§ **Work to do**:
Print the material below exactly as it stands, please, from its first line to the line holding "from matplotlib.patches import Rectangle", with no pictures.

>> START Provided material

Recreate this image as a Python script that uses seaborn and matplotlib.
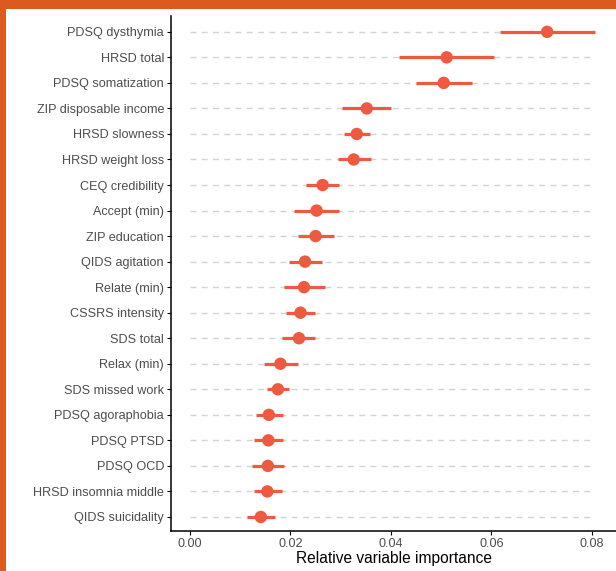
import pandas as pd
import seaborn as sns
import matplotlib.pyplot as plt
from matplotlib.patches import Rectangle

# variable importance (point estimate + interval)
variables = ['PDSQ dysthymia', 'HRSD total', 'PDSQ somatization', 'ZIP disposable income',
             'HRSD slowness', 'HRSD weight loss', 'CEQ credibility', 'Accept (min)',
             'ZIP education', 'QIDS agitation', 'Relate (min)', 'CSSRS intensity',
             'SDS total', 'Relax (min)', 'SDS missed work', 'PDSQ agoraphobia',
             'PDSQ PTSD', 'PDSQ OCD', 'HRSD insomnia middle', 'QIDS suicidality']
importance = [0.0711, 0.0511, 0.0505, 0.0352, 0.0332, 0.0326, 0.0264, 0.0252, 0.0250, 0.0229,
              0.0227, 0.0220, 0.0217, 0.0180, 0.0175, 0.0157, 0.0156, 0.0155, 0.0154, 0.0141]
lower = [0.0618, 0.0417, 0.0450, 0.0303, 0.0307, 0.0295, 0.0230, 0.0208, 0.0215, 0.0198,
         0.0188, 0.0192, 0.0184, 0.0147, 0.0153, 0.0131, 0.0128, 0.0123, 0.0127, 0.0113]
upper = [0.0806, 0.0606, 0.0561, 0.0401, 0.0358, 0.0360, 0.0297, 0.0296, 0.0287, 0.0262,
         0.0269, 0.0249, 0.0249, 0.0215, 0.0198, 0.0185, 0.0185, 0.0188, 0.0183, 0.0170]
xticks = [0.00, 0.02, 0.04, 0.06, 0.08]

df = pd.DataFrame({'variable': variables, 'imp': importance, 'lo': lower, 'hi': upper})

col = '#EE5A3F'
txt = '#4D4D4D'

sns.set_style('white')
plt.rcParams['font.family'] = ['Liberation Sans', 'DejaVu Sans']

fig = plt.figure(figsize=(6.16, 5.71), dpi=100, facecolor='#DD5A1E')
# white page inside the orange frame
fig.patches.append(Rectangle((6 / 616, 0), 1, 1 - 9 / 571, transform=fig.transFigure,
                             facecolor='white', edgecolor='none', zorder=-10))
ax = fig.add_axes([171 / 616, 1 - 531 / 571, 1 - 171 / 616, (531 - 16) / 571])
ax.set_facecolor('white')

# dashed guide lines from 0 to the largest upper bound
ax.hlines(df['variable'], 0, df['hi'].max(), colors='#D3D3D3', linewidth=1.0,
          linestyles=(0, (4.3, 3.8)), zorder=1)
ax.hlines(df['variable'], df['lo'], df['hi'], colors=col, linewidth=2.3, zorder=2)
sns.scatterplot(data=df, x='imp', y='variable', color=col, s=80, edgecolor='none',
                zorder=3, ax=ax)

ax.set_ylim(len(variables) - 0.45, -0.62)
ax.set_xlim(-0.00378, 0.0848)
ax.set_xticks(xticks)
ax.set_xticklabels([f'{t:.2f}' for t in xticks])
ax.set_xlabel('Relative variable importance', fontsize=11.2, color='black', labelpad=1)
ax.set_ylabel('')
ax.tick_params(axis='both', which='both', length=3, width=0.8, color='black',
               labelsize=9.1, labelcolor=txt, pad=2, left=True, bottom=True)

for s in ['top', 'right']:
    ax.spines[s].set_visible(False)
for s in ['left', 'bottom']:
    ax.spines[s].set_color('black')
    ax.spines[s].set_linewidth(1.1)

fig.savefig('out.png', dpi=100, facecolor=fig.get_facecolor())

>> END Provided material

§ **Task solution**:
Recreate this image as a Python script that uses seaborn and matplotlib.
import pandas as pd
import seaborn as sns
import matplotlib.pyplot as plt
from matplotlib.patches import Rectangle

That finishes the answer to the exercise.